In 1781 Count Antoine Court de Gebelin of Paris announced that he had fathomed the secret. Dighton Rock commemorated the visit to Massachusetts “in very ancient times” of a shipload of seamen from Carthage, who lived for a while on Mount Hope Bay and established friendly relations with the Indians there. The drawings on the rock, De Gebelin explained, portray the leaders of the expedition consulting an oracle in order to select an auspicious moment for the perilous voyage back to Carthage.
In 1807 Samuel Harris, Jr., a Harvard scholar, declared that he was able to decipher on the face of the rock three ancient Hebrew words in Phoenician letters: “king,” “priest,” and “idol.”
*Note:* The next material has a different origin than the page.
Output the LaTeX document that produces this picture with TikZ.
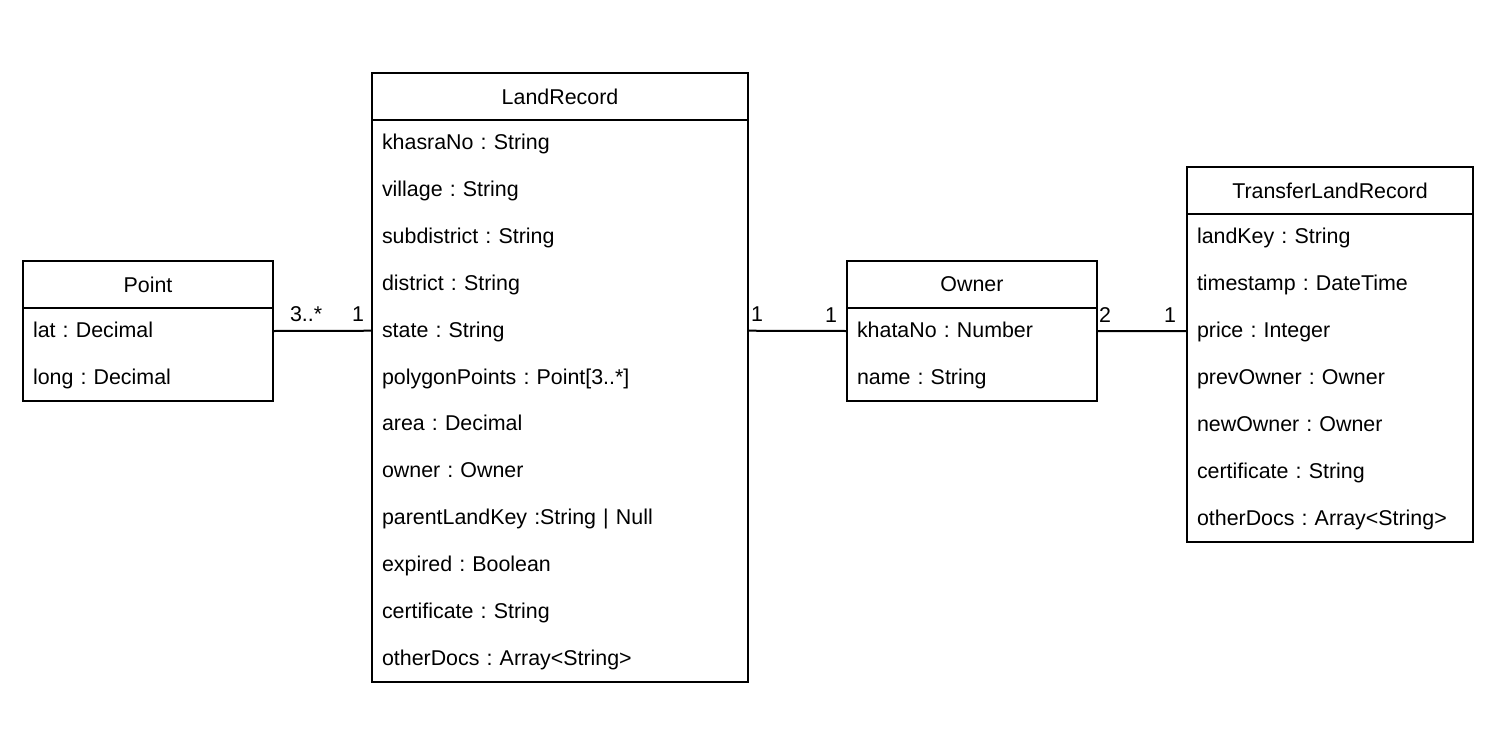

In 1831 Ira Hill, a Maryland schoolteacher, concluded that the rock was engraved in the second month of the tenth year of the reign of King Solomon by an expedition of Tyrians and Jews such as the one described in the Old Testament, I Kings 9:
And king Solomon made a navy of ships in Eziongeber… And Hiram sent in the navy his servants, shipmen that had knowledge of the sea, with the servants of Solomon. And they came to Ophir, and fetched from thence gold, four hundred and twenty talents, and brought it to king Solomon.
The drawings on the rock, Hill firmly believed, mapped in detail the voyage from the eastern Mediterranean through the Pillars of Hercules, past the Canary Islands, and on across the Atlantic to Assonet Neck.